A river near the north pole of Saturn’s moon Titan, imaged by the Cassini spacecraft on Sept. 26, 2012. The river valley stretches more than 250 miles from its ‘headwaters’ to a large sea and likely contains hydrocarbons.
NASA's Cassini spacecraft has captured a crisp image of a long river cutting across Saturn's huge moon Titan.
The hydrocarbon-filled river stretches more than 250 miles (400 kilometers) from its source to a large sea near frigid Titan's north pole. Cassini's radar image is the first high-resolution shot ever taken of such a vast river system on a world beyond Earth, researchers said, and scientists are comparing it to Earth's Nile River in Egypt.
"Though there are some short, local meanders, the relative straightness of the river valley suggests it follows the trace of at least one fault, similar to other large rivers running into the southern margin of this same Titan sea," Jani Radebaugh, a Cassini radar team associate at Brigham Young University, said in a statement.
"Such faults — fractures in Titan’s bedrock — may not imply plate tectonics, like on Earth, but still lead to the opening of basins and perhaps to the formation of the giant seas themselves," Radebaugh added.

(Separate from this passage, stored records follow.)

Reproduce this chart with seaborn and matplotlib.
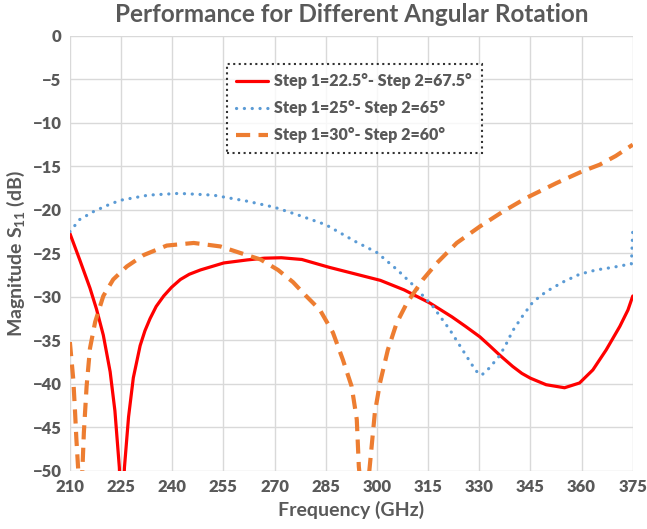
import matplotlib
matplotlib.use("Agg")
import matplotlib.pyplot as plt
import seaborn as sns

# --- Datos ---
red_freq = [210, 212.9, 215.9, 217.8, 219.8, 221.8, 223.2, 224.5, 225.2, 226.0, 227.2, 228.6,
            230.6, 232, 233.5, 235.3, 237.5, 239.8, 242.4, 245, 248.3, 255.1, 262, 267, 272,
            278, 286, 293, 301, 308, 315.5, 322, 326, 330.2, 333, 336, 339.8, 342.5, 345, 349.6,
            355, 359.4, 363.3, 367.2, 371.2, 373.6, 375]
red_db = [-22.7, -25.75, -29.0, -31.4, -34.4, -38.6, -43.1, -49.6, -56, -49.6, -43.8, -39.3,
          -35.6, -33.9, -32.5, -31.1, -29.9, -28.9, -28.0, -27.4, -26.9, -26.1, -25.75, -25.55,
          -25.5, -25.7, -26.6, -27.3, -28.1, -29.2, -30.7, -32.3, -33.4, -34.6, -35.6, -36.7,
          -38.0, -38.8, -39.35, -40.1, -40.45, -39.9, -38.4, -36.1, -33.4, -31.5, -29.9]

blue_freq = [210, 212.9, 216.9, 220.8, 224.7, 233, 242, 252, 262, 270, 277, 285, 294, 300, 306,
             310.5, 316.4, 321.4, 326.4, 329, 330.7, 332.9, 335.9, 337.8, 339.8, 342.7, 345.7,
             349.6, 354.5, 359.4, 364.3, 369.2, 374.6, 375]
blue_db = [-22.5, -21.1, -20.2, -19.5, -18.9, -18.3, -18.1, -18.3, -19.0, -19.7, -20.6, -21.7,
           -23.7, -24.9, -26.9, -28.6, -31.1, -33.8, -36.9, -38.5, -39.0, -38.2, -36.8, -35.5,
           -33.9, -32.2, -30.6, -29.4, -28.3, -27.4, -26.9, -26.6, -26.2, -22.3]

orange_freq = [210, 211, 211.5, 211.9, 212.4, 213.0, 213.7, 214.1, 214.9, 215.9, 217.4, 219.8,
               222.7, 226.7, 231.6, 238.4, 246.3, 254.1, 261.9, 265.9, 271, 275.4, 279, 283.3,
               287.1, 290, 292.6, 294.1, 294.7, 296.3, 297.9, 299.4, 300.9, 303.2, 305.8, 308.8,
               313.5, 317.6, 323.4, 330.2, 336.9, 343.9, 352.7, 360, 365.3, 370, 375]
orange_db = [-35.2, -39.5, -43.1, -46.3, -49.6, -55, -49.6, -45.6, -40.3, -35.9, -32.9, -29.9,
             -28.0, -26.5, -25.2, -24.1, -23.8, -24.2, -25.2, -25.7, -26.9, -28.3, -29.8, -31.5,
             -34.1, -37.2, -40.3, -44.1, -49.5, -56, -49.5, -43.3, -39.9, -36.1, -33.0, -30.7,
             -28.0, -26.1, -23.8, -21.9, -20.2, -18.6, -16.9, -15.6, -14.8, -13.8, -12.5]

labels = ["Step 1=22.5°- Step 2=67.5°", "Step 1=25°- Step 2=65°", "Step 1=30°- Step 2=60°"]
x_ticks = list(range(210, 376, 15))
y_ticks = list(range(-50, 1, 5))

GRIS = "#595959"

sns.set_theme(style="whitegrid")
plt.rcParams["font.family"] = ["Lato", "DejaVu Sans"]
plt.rcParams["font.weight"] = "bold"
plt.rcParams["mathtext.fontset"] = "custom"
plt.rcParams["mathtext.rm"] = "Lato:bold"
plt.rcParams["mathtext.bf"] = "Lato:bold"
plt.rcParams["mathtext.it"] = "Lato:bold"

fig, ax = plt.subplots(figsize=(6.47, 5.29), dpi=100)
fig.subplots_adjust(left=0.108, right=0.978, top=0.932, bottom=0.110)

sns.lineplot(x=red_freq, y=red_db, ax=ax, color="#FF0000", linewidth=2.3, label=labels[0])
sns.lineplot(x=blue_freq, y=blue_db, ax=ax, color="#5B9BD5", linewidth=2.3,
             linestyle=(0, (0.05, 2.4)), dash_capstyle="round", label=labels[1])
sns.lineplot(x=orange_freq, y=orange_db, ax=ax, color="#ED7D31", linewidth=3.0,
             linestyle=(0, (3.4, 2.0)), label=labels[2])

ax.set_xlim(210, 375)
ax.set_ylim(-50, 0)
ax.set_xticks(x_ticks)
ax.set_yticks(y_ticks)
ax.grid(True, color="#D9D9D9", linewidth=1.0)
for s in ax.spines.values():
    s.set_visible(False)
ax.tick_params(axis="both", length=0, labelsize=12, labelcolor=GRIS, pad=6)
for lab in ax.get_xticklabels() + ax.get_yticklabels():
    lab.set_fontweight("heavy")

ax.set_title("Performance for Different Angular Rotation", fontsize=17.5, fontweight="bold",
             color=GRIS, pad=10)
ax.set_xlabel("Frequency (GHz)", fontsize=14, fontweight="bold", color=GRIS, labelpad=4)
ax.set_ylabel(r"Magnitude S$_{11}$ (dB)", fontsize=14, fontweight="bold", color=GRIS, labelpad=4)

leg = ax.legend(loc="upper center", bbox_to_anchor=(0.505, 0.955), fancybox=False,
                handlelength=2.0, handletextpad=0.4, labelspacing=0.7, borderpad=0.6,
                prop={"weight": "heavy", "size": 11.5})
leg.get_frame().set_edgecolor("black")
leg.get_frame().set_linestyle(":")
leg.get_frame().set_linewidth(1.5)
for t in leg.get_texts():
    t.set_color(GRIS)

plt.savefig("out.png", dpi=100)
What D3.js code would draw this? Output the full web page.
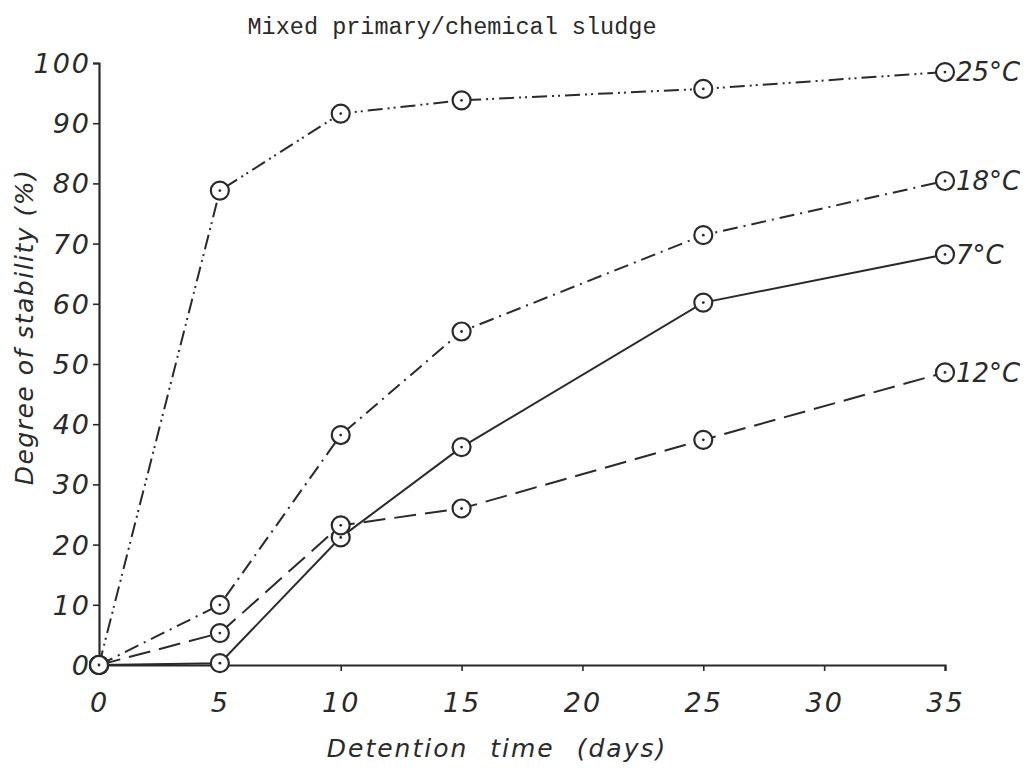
<!DOCTYPE html>
<html><head><meta charset="utf-8">
<script src="https://cdn.jsdelivr.net/npm/d3@7"></script>
<style>body{margin:0;background:#fff}svg{display:block}</style>
</head><body><div id="chart"></div>
<script>
const days = [0, 5, 10, 15, 25, 35];
const t25 = [0, 78.8, 91.6, 93.8, 95.7, 98.5];
const t18 = [0, 10.0, 38.2, 55.4, 71.4, 80.4];
const t7  = [0, 0.3, 21.2, 36.2, 60.2, 68.2];
const t12 = [0, 5.3, 23.2, 26.0, 37.4, 48.6];
const seriesNames = ["25°C", "18°C", "7°C", "12°C"];
const xTicks = [0, 5, 10, 15, 20, 25, 30, 35];
const yTicks = [0, 10, 20, 30, 40, 50, 60, 70, 80, 90, 100];

const series = [
  {name: seriesNames[0], vals: t25, dash: "15,5,2,4,2,5"},
  {name: seriesNames[1], vals: t18, dash: "15,6,2,6"},
  {name: seriesNames[2], vals: t7, dash: null},
  {name: seriesNames[3], vals: t12, dash: "22,9"}
];

const W = 1035, H = 770;
const ink = "#2a2a2a";
const svg = d3.select("#chart").append("svg").attr("width", W).attr("height", H);
const x = d3.scaleLinear().domain([0, 35]).range([99, 945]);
const y = d3.scaleLinear().domain([0, 100]).range([665, 63]);

// title
svg.append("text").attr("x", 452).attr("y", 34).attr("text-anchor", "middle")
  .attr("font-family", "'Liberation Mono', 'DejaVu Sans Mono', monospace")
  .attr("font-size", 23.5).attr("fill", ink).text("Mixed primary/chemical sludge");

const tickFont = "'DejaVu Sans', sans-serif";

// axes
const xAxis = svg.append("g").attr("transform", `translate(0,${y(0)})`)
  .call(d3.axisBottom(x).tickValues(xTicks).tickSize(6).tickFormat(d3.format("d")));
const yAxis = svg.append("g").attr("transform", `translate(${x(0)},0)`)
  .call(d3.axisLeft(y).tickValues(yTicks).tickSize(6).tickFormat(d3.format("d")));
[xAxis, yAxis].forEach(g => {
  g.select(".domain").attr("stroke", ink).attr("stroke-width", 2.2);
  g.selectAll(".tick line").attr("stroke", ink).attr("stroke-width", 1.6);
  g.selectAll(".tick text").attr("fill", ink).attr("font-family", tickFont)
    .attr("font-style", "italic").attr("font-weight", 300).attr("font-size", 27)
    .attr("letter-spacing", 2);
});
xAxis.selectAll(".tick text").attr("dy", "1.4em");
yAxis.selectAll(".tick text").attr("x", -8).attr("dy", "0.35em");

// axis titles
svg.append("text").attr("x", 497).attr("y", 757).attr("text-anchor", "middle")
  .attr("font-family", tickFont).attr("font-style", "italic").attr("font-size", 25)
  .attr("letter-spacing", 2).attr("word-spacing", 12).attr("fill", ink)
  .text("Detention time (days)");
svg.append("text").attr("transform", "translate(33,327) rotate(-90)").attr("text-anchor", "middle")
  .attr("font-family", tickFont).attr("font-style", "italic").attr("font-size", 25)
  .attr("letter-spacing", 1.5).attr("fill", ink)
  .text("Degree of stability (%)");

const line = d3.line().x((d, i) => x(days[i])).y(d => y(d));
const R = 9;

series.forEach(s => {
  svg.append("path").datum(s.vals).attr("d", line).attr("fill", "none")
    .attr("stroke", ink).attr("stroke-width", 2)
    .attr("stroke-dasharray", s.dash);
});
series.forEach(s => {
  const g = svg.append("g");
  g.selectAll("circle.m").data(s.vals).join("circle").attr("class", "m")
    .attr("cx", (d, i) => x(days[i])).attr("cy", d => y(d)).attr("r", R)
    .attr("fill", "#fff").attr("stroke", ink).attr("stroke-width", 2.2);
  g.selectAll("circle.c").data(s.vals).join("circle").attr("class", "c")
    .attr("cx", (d, i) => x(days[i])).attr("cy", d => y(d)).attr("r", 1.4)
    .attr("fill", ink);
  const last = s.vals[s.vals.length - 1];
  svg.append("text").attr("x", x(35) + R + 2).attr("y", y(last)).attr("dy", "0.36em")
    .attr("font-family", tickFont).attr("font-style", "italic").attr("font-weight", 300)
    .attr("font-size", 26).attr("fill", ink).text(s.name);
});
</script></body></html>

Scientists are confident that the river is full of liquid because it appears dark along its entire length in the Cassini image. This liquid is not water, however; Titan has a hydrocarbon-based weather system, with ethane and methane raining from the skies and pooling in large lakes and seas.
The newly imaged river flows into Kraken Mare, Titan's largest known sea. Researchers estimate that Kraken Mare covers about 154,000 square miles (400,000 square kilometers), making it five times bigger than North America's Lake Superior.
The $3.2 billion Cassini mission is a collaboration involving NASA, the European Space Agency and the Italian Space Agency. It launched in 1997, arrived at the Saturn system in 2004, and sent a probe called Huygens down to Titan's surface in January 2005.
As expected, Huygens ceased sending data home shortly after landing on Titan, which at 3,200 miles (5,150 km) wide is Saturn's largest moon. But Cassini is still going strong, and its mission to study Saturn and its moons has been extended through at least 2017.
"This radar-imaged river by Cassini provides another fantastic snapshot of a world in motion, which was first hinted at from the images of channels and gullies seen by ESA’s Huygens probe as it descended to the moon’s surface in 2005," said Nicolas Altobelli, ESA’s Cassini project scientist.